Ciro Gomes explicou, na entrevista que concedeu a Gleen Greenwald, que a sua estratégia de ser polido com os adversários nos primeiros debates deveu-se ao fato de que muita gente ainda não o conhecia e, portanto, não queria apresentar-se já distribuindo suas costumeiras voadoras argumentativas.
Ele disse ainda que, no desenrolar da campanha, baterá mais duro nos adversários.
Pois parece que esse período já começou, talvez não voluntariamente – o que não é de todo mal.
Na sabatina feita pelo Estadão e pela FAAP, Ciro começou a responder uma pergunta sobre a condenação de Lula de forma absolutamente tranquila e técnica, demonstrando, calmamente, a injustiça da condenação sob uma ótica jurídica.
O repórter do Estadão, bem ao estilo tosco e arrogante da grande mídia, interrompe a explanação do pedetista para perguntar se este “já visitou um imóvel com um empreiteiro”. O velho e bom Ciro começa a vir à tona: “Um minuto só, eu to falando de direito, não de política. Eu sei que vocês são tudo tarado contra ele”. Ciro aperta o repórter e, após demonstrar a estupidez da pergunta, deixa a indignação aflorar para desancar os entrevistadores e seus risinhos pretensamente irônicos:
Esse país não vai se sair bem se nós, os brasileiros, começarmos a achar conveniente, politicamente, a gente agredir, insultar e, pior, prender quem a gente não gosta politicamente! Jornalistas inclusive! Jornalistas inclusive! É a mesma raiz!
O vídeo do trecho está aqui.
A Folha noticia que Ciro mudou a estratégia, voltando às suas origens mais enfáticas, digamos assim, mas me parece que não foi nada calculada essa indignação com o tradicional jornalismo do Estadão: tacanho, desonesto e que não tem o menor pudor de fingir que a condenação de Lula não é uma odiosa perseguição política.

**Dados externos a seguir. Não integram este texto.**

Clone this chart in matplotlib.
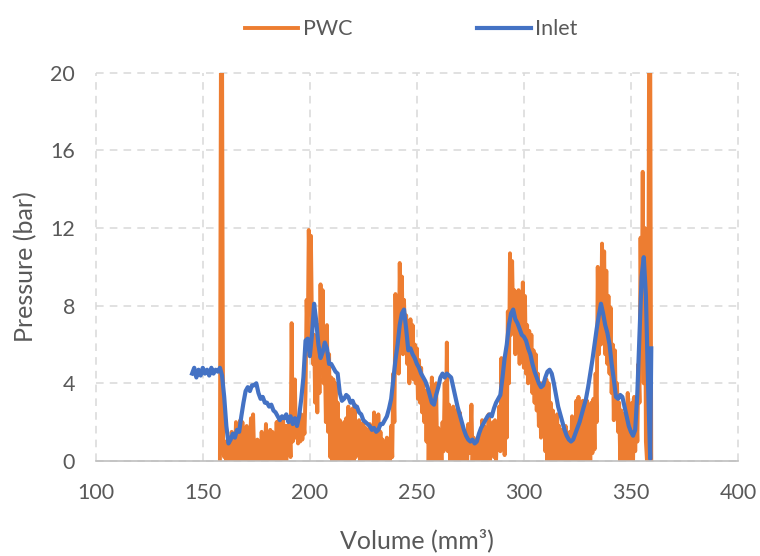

Ciro sempre demonstrou brio e verve notáveis, especialmente quando trata das desigualdades e das injustiças que assombram o nosso país desde sempre. A revolta com o apetite voraz da elite predatória brasileira é uma de suas marcas.
Neste vídeo, Ciro fala sobre uma de suas obsessões. Há anos ele denuncia o absurdo que é metade do orçamento do país ir para o pagamento da dívida pública e dos juros e, quando se fala em corte orçamentário, ninguém ousar mexer nisso, enquanto cortar na educação, saúde ou no Bolsa Família é encarado com naturalidade.
Vale a pena assistir ao menos a partir do minuto 3:20:
Onde é que eu vou cortar, vou cortar no Bolsa Família, que gasta 15 bilhões de reais pra atender 60 milhões de pessoas? Com três refeições, cara, isso é comida! Cortou, o cara passa fome! Cacete! Não é possível!
Ciro fecha a cara quando profere essas palavras, claramente revoltado. Apenas pela sua expressão facial e seu gestual já se percebe o abismo de distância que há entre uma candidatura que representa os interesses populares e outras que existem apenas para aplicar as políticas criminosas do capital. Alckmin, Meirelles, Bolsonaro ou Amôedo não poderiam sequer simular tamanha indignação com a miséria dos nossos irmãos brasileiros. Nem se fizessem os melhores cursos de teatro do mundo.
Em tempos nos quais a brutalidade doentia de um Bolsonaro faz sucesso, creio que Ciro tem muito a ganhar se abandonar de vez o estilo paz e amor e demonstrar, para além das propostas consistentes, toda a sua sadia – e justa – revolta com a tragédia social brasileira.